Kalita pour un Kenya : 20 g, 320 g d’eau, 93 °C. Versements fractionnés de 60 à 80 g, en spirales courtes. Le fond plat aide la régularité. Cherchez le cassis net, sans sécheresse. Si la finale accroche, réduisez l’agitation ou baissez la température.
French press pour un Sumatra : 18 g, 300 g à 94 °C. Infusion 4 min, écume retirée à la cuillère, puis pressage délicat. Service immédiat pour éviter l’extraction continue. Texture ample, épices, cacao doux. Si la tasse est trouble, mouture un cran plus grossière.
Espresso : précision et douceur
Pour un Colombie lavé à l’équilibre : 18 g in, 40 g out, 30 s, 93 °C. Si c’est trop acidulé, allongez légèrement l’extraction. Si c’est amer et creux, raccourcissez et affinez un peu. Cherchez le sucre brun et la pomme rouge, pas l’agressivité.

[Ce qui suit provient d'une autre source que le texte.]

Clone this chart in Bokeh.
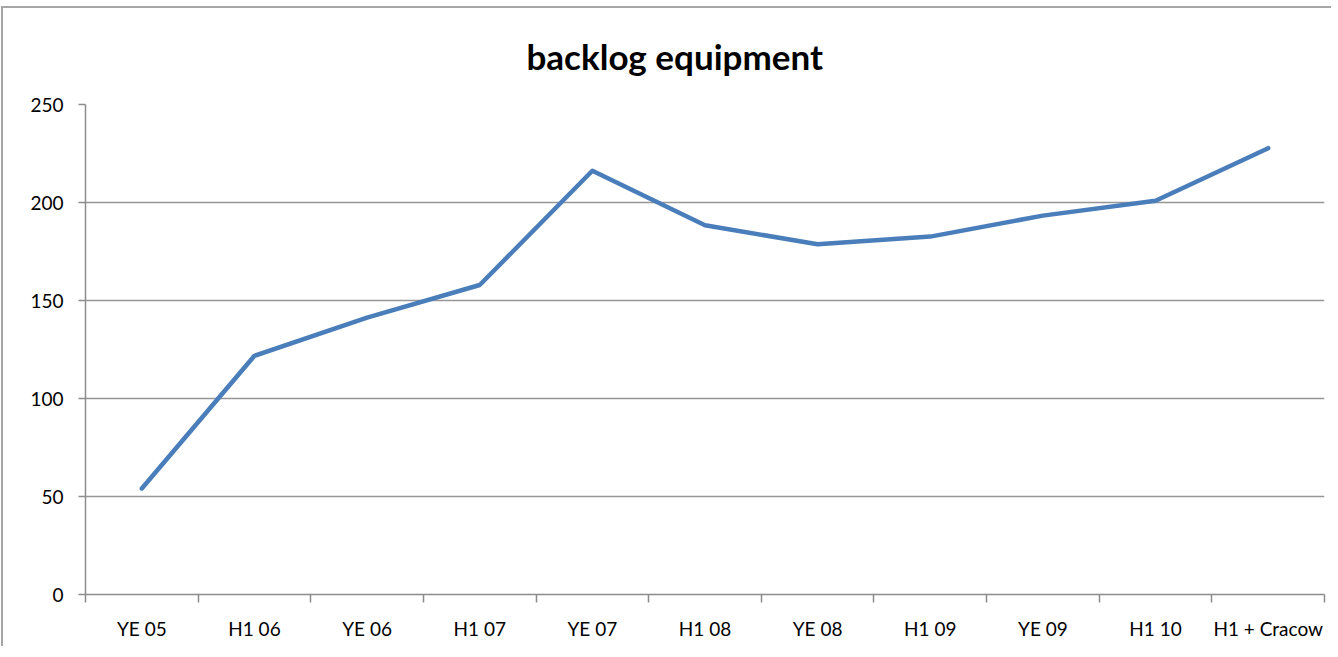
from bokeh.plotting import figure
from bokeh.models import FixedTicker, Range1d, Title
from bokeh.embed import file_html
from bokeh.resources import INLINE

categories = ["YE 05", "H1 06", "YE 06", "H1 07", "YE 07", "H1 08",
              "YE 08", "H1 09", "YE 09", "H1 10", "H1 + Cracow"]
backlog = [54.1, 121.8, 141.3, 157.9, 216.2, 188.4, 178.7, 182.6, 193.3, 200.9, 227.7]
y_ticks = [0, 50, 100, 150, 200, 250]

n = len(categories)
xs = [i + 0.5 for i in range(n)]

p = figure(width=1330, height=640, output_backend="svg", toolbar_location=None,
           x_range=Range1d(0, n), y_range=Range1d(0, 250),
           min_border_left=82, min_border_right=9, min_border_top=96, min_border_bottom=54,
           margin=(6, 0, 0, 1))
p.styles = {"border-top": "2px solid #a6a6a6", "border-left": "2px solid #a6a6a6"}

p.outline_line_color = None
p.background_fill_color = "white"
p.border_fill_color = "white"

t = Title(text="backlog equipment", text_font="Lato", text_font_size="35px",
          text_font_style="bold", text_color="black", align="left", offset=441,
          vertical_align="top", standoff=52)
p.add_layout(t, "above")

p.line(xs, backlog, line_color="#4a7ebb", line_width=4.5,
       line_cap="round", line_join="round")

# x axis
p.xaxis.ticker = FixedTicker(ticks=xs, minor_ticks=list(range(n + 1)))
p.xaxis.major_label_overrides = {x: c for x, c in zip(xs, categories)}
p.xaxis.major_tick_out = 8
p.xaxis.major_tick_in = 0
p.xaxis.major_tick_line_color = None
p.xaxis.minor_tick_out = 8
p.xaxis.minor_tick_in = 0
p.xaxis.minor_tick_line_color = "#8c8c8c"
p.xaxis.minor_tick_line_width = 1.5
p.xaxis.axis_line_color = "#8c8c8c"
p.xaxis.axis_line_width = 1.5
p.xaxis.major_label_text_font = "Lato"
p.xaxis.major_label_text_font_size = "19px"
p.xaxis.major_label_text_color = "black"
p.xaxis.major_label_standoff = 14

# y axis
p.yaxis.ticker = FixedTicker(ticks=y_ticks)
p.yaxis.minor_tick_line_color = None
p.yaxis.major_tick_out = 7
p.yaxis.major_tick_in = 0
p.yaxis.major_tick_line_color = "#8c8c8c"
p.yaxis.major_tick_line_width = 1.5
p.yaxis.axis_line_color = "#8c8c8c"
p.yaxis.axis_line_width = 1.5
p.yaxis.major_label_text_font = "Lato"
p.yaxis.major_label_text_font_size = "19px"
p.yaxis.major_label_text_color = "black"
p.yaxis.major_label_standoff = 15

p.xgrid.grid_line_color = None
p.ygrid.grid_line_color = "#969696"
p.ygrid.grid_line_width = 1.5

open("out.html", "w").write(file_html(p, INLINE))
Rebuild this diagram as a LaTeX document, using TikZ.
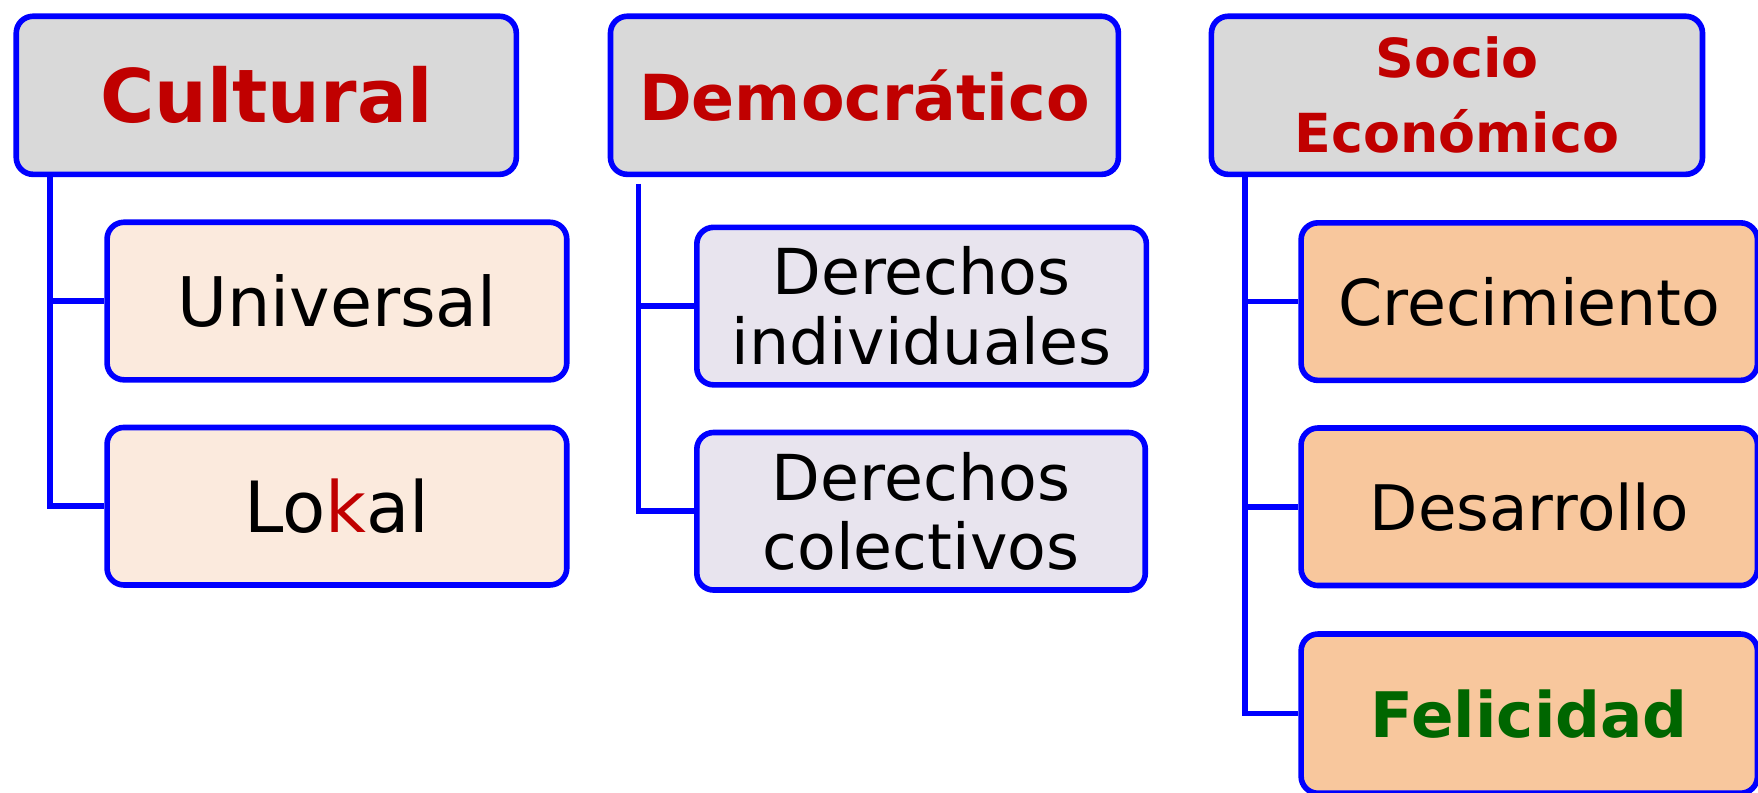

Pour un Éthiopie naturel en espresso moderne : 18 g, 36 g, 29 s, 92 °C. Une préinfusion de 3 s peut aider à réduire le channeling. Le fruit rouge doit rester juteux. Si ça vire au confit lourd, diminuez la température ou la dose.
Avec un Geisha lavé, soyez délicat : températures un peu plus basses, filtres impeccables, tasse chauffée. L’objectif : préserver les fleurs. Moins, c’est souvent mieux : viser la limpidité plus que la densité.
Rappels pour la maison
- Balance à 0,1 g, chronomètre, eau maîtrisée : trio gagnant.
- Nettoyage régulier du moulin et de la machine : les résidus rances ruinent la clarté.
- Goûtez la tasse en refroidissant : les arômes se déplacent. Un bon café emblématique raconte autant à 60 °C qu’à 30 °C.
- Tenez un carnet simple : origine, recette, sensations. La mémoire du palais est courte. Écrire, c’est affiner ses choix.
Dans le quotidien de Lobita, cet apprentissage est collectif. Nous venons de vies différentes, d’Argentine et d’Aquitaine, et nous alignons nos gestes autour d’une idée : la justesse du goût est un acte de partage. Chaque ajustement de moulin est une petite générosité envers la tasse suivante.
Poursuivre le voyage par la tasse
Un café emblématique n’est pas un trophée. C’est un repère qui vous ramène vers ce qui compte : des paysages, des personnes, une attention au détail. On peut collectionner les noms ou collectionner les moments. À Biarritz, comme partout, le meilleur passeport reste la curiosité humble et la main qui verse avec soin, aujourd’hui, pour une tasse qui fera date.
Le monde tient dans une tasse quand on prend le temps de la goûter vraiment.